Cuando leí por primera vez al maestro Reynoso, yo habré tenido unos once años. No me gustaba el fútbol, de manera que era un mediocre en las actividades físicas. Mis padres eran (siguen siendo) maestros de escuela primaria. Por ese entonces, después de salir de clases me refugiaba en una pequeña biblioteca que tenían.
Un día, con un sol maravilloso, como suelen ser los días buenos, me encontré con un libro viejo y marchito por el paso del tiempo. Lo abrí como quien abre un baúl a la espera de un tesoro y ese tesoro era nada menos que su primer libro de relatos, hoy convertido ya en un clásico: “Los Inocentes” o “Lima en Rock”. Me quedé maravillado. Todo lo que se contaba en ese libro era la evocación de mi collera, mi barrio, un mundo paralelo a mi vida: los libros hablan de algo, lo que se cuenta en ellos es valioso, pues nos explica justamente eso que no podíamos entender bien y que queremos entender.

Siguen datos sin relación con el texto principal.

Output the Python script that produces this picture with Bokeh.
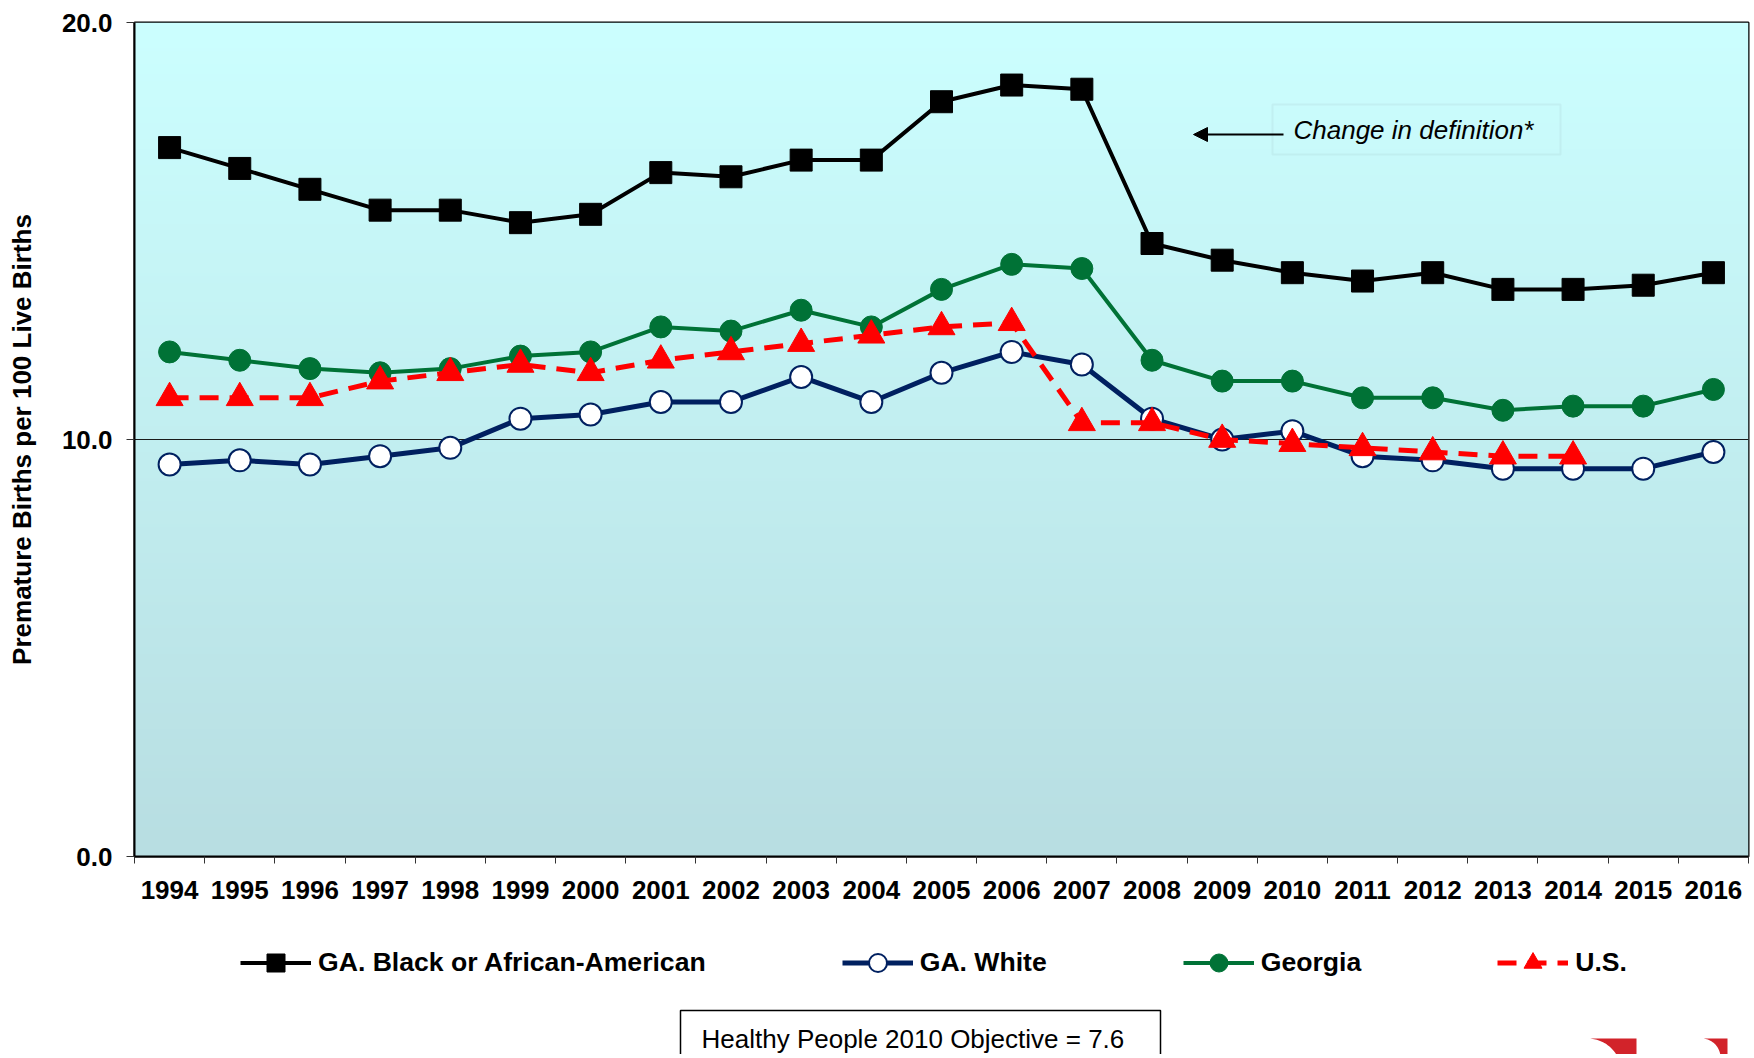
import numpy as np
from bokeh.plotting import figure
from bokeh.layouts import column
from bokeh.models import (Range1d, FixedTicker, PrintfTickFormatter, Legend, LegendItem,
                          BoxAnnotation, Label, Arrow, NormalHead)
from bokeh.core.properties import value
from bokeh.embed import file_html
from bokeh.resources import INLINE

# ---------------- data ----------------
years = list(range(1994, 2017))
ga_black = [17.0, 16.5, 16.0, 15.5, 15.5, 15.2, 15.4, 16.4, 16.3, 16.7, 16.7, 18.1,
            18.5, 18.4, 14.7, 14.3, 14.0, 13.8, 14.0, 13.6, 13.6, 13.7, 14.0]
ga_white = [9.4, 9.5, 9.4, 9.6, 9.8, 10.5, 10.6, 10.9, 10.9, 11.5, 10.9, 11.6,
            12.1, 11.8, 10.5, 10.0, 10.2, 9.6, 9.5, 9.3, 9.3, 9.3, 9.7]
georgia = [12.1, 11.9, 11.7, 11.6, 11.7, 12.0, 12.1, 12.7, 12.6, 13.1, 12.7, 13.6,
           14.2, 14.1, 11.9, 11.4, 11.4, 11.0, 11.0, 10.7, 10.8, 10.8, 11.2]
us_years = list(range(1994, 2015))
us = [11.0, 11.0, 11.0, 11.4, 11.6, 11.8, 11.6, 11.9, 12.1, 12.3, 12.5, 12.7,
      12.8, 10.4, 10.4, 10.0, 9.9, 9.8, 9.7, 9.6, 9.6]
y_ticks = [0, 10, 20]
y_title = "Premature Births per 100 Live Births"
labels = ["GA. Black or African-American", "GA. White", "Georgia", "U.S."]
objective_text = "Healthy People 2010 Objective = 7.6"
note_text = "Change in definition*"

FONT = "Liberation Sans"
BLACK, NAVY, GREEN, RED = "#000000", "#002060", "#007236", "#FF0000"

W = 1750
MAIN_H = 930
FOOT_H = 124
FL, FR, FB = 134, 2, 856  # frame left, right border, frame bottom (page px)

# ---------------- main figure ----------------
p = figure(width=W, height=MAIN_H, output_backend="svg", toolbar_location=None,
           x_range=Range1d(years[0] - 0.5, years[-1] + 0.5), y_range=Range1d(0, 20),
           min_border_left=FL, min_border_right=FR, min_border_top=22,
           min_border_bottom=MAIN_H - FB,
           background_fill_color="#C6F0F2", border_fill_color="white")
p.outline_line_color = "black"
p.outline_line_width = 2

# gradient background of the plot area
n = 256
t = np.linspace(0.0, 1.0, n)[:, None]
top_c = np.array([204, 255, 255])
bot_c = np.array([184, 222, 226])
cols = (bot_c + (top_c - bot_c) * t).astype(np.uint8)
img = np.zeros((n, 1), dtype=np.uint32)
view = img.view(dtype=np.uint8).reshape((n, 1, 4))
view[:, 0, 0] = cols[:, 0]
view[:, 0, 1] = cols[:, 1]
view[:, 0, 2] = cols[:, 2]
view[:, 0, 3] = 255
p.image_rgba(image=[img], x=years[0] - 0.5, y=0, dw=len(years), dh=20, level="image")

# grid: only the 10.0 line
p.xgrid.visible = False
p.ygrid.ticker = FixedTicker(ticks=[10])
p.ygrid.grid_line_color = "#1a1a1a"
p.ygrid.grid_line_width = 1

# x axis
xa = p.xaxis[0]
xa.ticker = FixedTicker(ticks=years, minor_ticks=[y - 0.5 for y in years] + [years[-1] + 0.5])
xa.formatter = PrintfTickFormatter(format="%d")
xa.major_tick_line_color = None
xa.major_tick_out = 0
xa.major_tick_in = 0
xa.minor_tick_in = 0
xa.minor_tick_out = 7
xa.minor_tick_line_color = "#333333"
xa.minor_tick_line_width = 1
xa.major_label_standoff = 17
xa.major_label_text_font = FONT
xa.major_label_text_font_style = "bold"
xa.major_label_text_font_size = "26px"
xa.major_label_text_color = "black"
xa.axis_line_width = 2
xa.axis_line_color = "black"

# y axis
ya = p.yaxis[0]
ya.ticker = FixedTicker(ticks=y_ticks, minor_ticks=[])
ya.formatter = PrintfTickFormatter(format="%.1f")
ya.major_tick_out = 8
ya.major_tick_in = 0
ya.major_tick_line_color = "#333333"
ya.minor_tick_line_color = None
ya.major_label_standoff = 14
ya.major_label_text_font = FONT
ya.major_label_text_font_style = "bold"
ya.major_label_text_font_size = "26px"
ya.major_label_text_color = "black"
ya.axis_line_width = 2
ya.axis_line_color = "black"
ya.axis_label = y_title
ya.axis_label_text_font = FONT
ya.axis_label_text_font_style = "bold"
ya.axis_label_text_font_size = "26px"
ya.axis_label_text_color = "black"
ya.axis_label_standoff = 22

# ---------------- series ----------------
STYLE = {
    "black": dict(line=dict(line_color=BLACK, line_width=4),
                  marker=dict(marker="square", fill_color=BLACK, line_color=BLACK)),
    "white": dict(line=dict(line_color=NAVY, line_width=5),
                  marker=dict(marker="circle", fill_color="white", line_color=NAVY, line_width=2)),
    "green": dict(line=dict(line_color=GREEN, line_width=4),
                  marker=dict(marker="circle", fill_color=GREEN, line_color=GREEN)),
    "us": dict(line=dict(line_color=RED, line_width=5, line_dash="19 11"),
               marker=dict(marker="triangle", fill_color=RED, line_color=RED)),
}

p.line(years, ga_black, **STYLE["black"]["line"])
p.scatter(years, ga_black, size=22, **STYLE["black"]["marker"])
p.line(years, georgia, **STYLE["green"]["line"])
p.scatter(years, georgia, size=22, **STYLE["green"]["marker"])
p.line(years, ga_white, **STYLE["white"]["line"])
p.scatter(years, ga_white, size=22, **STYLE["white"]["marker"])
p.line(us_years, us, **STYLE["us"]["line"])
p.scatter(us_years, us, size=27, **STYLE["us"]["marker"])


def sx(X):
    return X - FL


def sy(Y):
    return FB - Y


# "Change in definition*" box, text and arrow (inside the plot area)
p.add_layout(BoxAnnotation(left=sx(1272), right=sx(1560), top=sy(104), bottom=sy(154),
                           left_units="screen", right_units="screen",
                           top_units="screen", bottom_units="screen",
                           fill_alpha=0, line_color="#AFD6DA", line_width=2))
p.add_layout(Label(x=sx(1293), y=sy(129), x_units="screen", y_units="screen", text=note_text,
                   text_font=FONT, text_font_style="italic", text_font_size="26px",
                   text_baseline="middle", text_color="black"))
p.add_layout(Arrow(x_start=sx(1283), y_start=sy(134), x_end=sx(1193), y_end=sy(134),
                   start_units="screen", end_units="screen", line_width=2, line_color="black",
                   end=NormalHead(size=14, fill_color="black", line_color="black")))

# ---------------- footer (legend, objective box, logo) ----------------
f = figure(width=W, height=FOOT_H, output_backend="svg", toolbar_location=None,
           x_range=Range1d(FL, W - FR), y_range=Range1d(FOOT_H, 0),
           min_border_left=FL, min_border_right=FR, min_border_top=0, min_border_bottom=0,
           x_axis_location=None, y_axis_location=None,
           background_fill_color="white", border_fill_color="white")
f.outline_line_color = None
f.grid.visible = False
Y0 = MAIN_H  # page y of the footer's top

# legend swatches: placeholder renderers (a single NaN point, so nothing is drawn)
nan = np.array([np.nan])
items = []
for key, lab in zip(["black", "white", "green", "us"], labels):
    lr = f.line(x=nan, y=nan, **STYLE[key]["line"])
    mr = f.scatter(x=nan, y=nan, **STYLE[key]["marker"])
    items.append(LegendItem(label=lab, renderers=[lr, mr]))

legend = Legend(items=items, orientation="horizontal",
                location=(240 - FL, FOOT_H - (962 - Y0) - 22.5), spacing=136, glyph_width=71,
                glyph_height=45, label_standoff=7, padding=0, margin=0,
                label_text_font=FONT, label_text_font_style="bold",
                label_text_font_size="26.6px",
                label_text_color="black", border_line_color=None, background_fill_alpha=0)
f.add_layout(legend)

# objective box (its lower edge runs off the page, as in the original)
f.quad(left=[680], right=[1160], top=[1010 - Y0], bottom=[1080 - Y0],
       fill_color="white", line_color="black", line_width=1.5)
f.text(x=[701], y=[1038 - Y0], text=[objective_text], text_font=value(FONT),
       text_font_size="26px", text_baseline="middle", text_color="black")


# red logo fragments at the bottom-right
def arc_shape(cx, cy, r, a0, a1, tail):
    ang = np.radians(np.linspace(a0, a1, 30))
    xs = list(cx + r * np.cos(ang)) + [q[0] for q in tail]
    ys = list(cy + r * np.sin(ang)) + [q[1] for q in tail]
    return xs, [v - Y0 for v in ys]


xs1, ys1 = arc_shape(1587, 1072, 34, -90, -24, [(1636, 1070), (1636, 1038)])
xs2, ys2 = arc_shape(1701, 1057, 19, -90, 5, [(1727, 1070), (1727, 1038)])
f.patches(xs=[xs1, xs2], ys=[ys1, ys2], fill_color="#D2232A", line_color=None)

layout = column(p, f, spacing=0)
open("out.html", "w").write(file_html(layout, INLINE))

Por razones del azar o mala suerte ese viejo ejemplar de “Los Inocentes” no tenía biografía, sólo el nombre del autor.
Los años pasaron, fui creciendo con nuevas lecturas. Pero con la misma pasión: el de ser, por supuesto y sobre todas las cosas, un creador. Mi segundo encuentro con el maestro Oswaldo Reynoso fue en Chiclayo. Caminaba despacio por las librerías de la avenida Balta, cuando en un mostrador me topé con su novela “En octubre no hay milagros”. Era una edición pirata y, para sorpresa mía, ese libro sí tenía biografía. Entonces pensé que el autor, que me había enseñado que sobre todo en la creación literaria lo que importaba era la belleza, la belleza a través de la palabra, estaba vivo, no muerto como lo imaginaba. Podría estrecharle la mano, hablar con él, saludarle y decirle lo mucho que le debía (y que yo también lo entendía y que era uno de sus inocentes).
En plena adolescencia tomé una decisión radical, escribir una novela –¡pero qué novela puede escribir un muchacho de dieciséis años!– y llevársela a las propias manos del maestro. Y así fue. Escribí afiebrado la novela durante un año; ignoraba por supuesto las reglas básicas de la narrativa, mi único deseo era que él me leyera y me diera su opinión.
Recuerdo que una mañana de invierno limeño, lo llamé a su casa, nervioso; mis palabras salían de mi boca entorpecidas, con un tanto de miedo e inseguridad. Me respondió con gentileza, me dijo que le daría mucho gusto leer mi novela. Colgué el teléfono, y me sentí feliz y fui corriendo a donde mi madre a darle la noticia, la noticia más importante de mi quehacer literario.
Fui con mi madre a su casa de Jesús María, y le pasé mi manuscrito. Recuerdo que también le llevé un cuento breve. Él tenía un taller de narrativa, al que asistían desde profesores de la Universidad de San Marcos hasta escribidores como yo. Leyó mi cuento en voz alta para que todos lo escucharan, mientras yo me ruborizaba de vergüenza. Y de pronto ocurrió la segunda sorpresa de aquel invierno tan grato. Halagó mi cuento. Los profesores de San Marcos hicieron lo mismo. Le dejé la novela para que la leyera y, al salir de su casa frente al parque Alberti, mi madre me cogió de las manos y llorando me dijo: “Hijo, dime la verdad, ¿de qué página de internet sacaste ese cuento?”.
A la semana siguiente, el maestro ya había leído toda la novela. “Tienes una gran imaginación, pero te doy un consejo: cuando entres en novela, entra por la puerta grande”, me dijo y esa frase se quedó impregnada en mi memoria. Y desde entonces estoy frente a la puerta, buscando la llave, mirando por las ventanas. Para entrar por la puerta grande… como el Profe.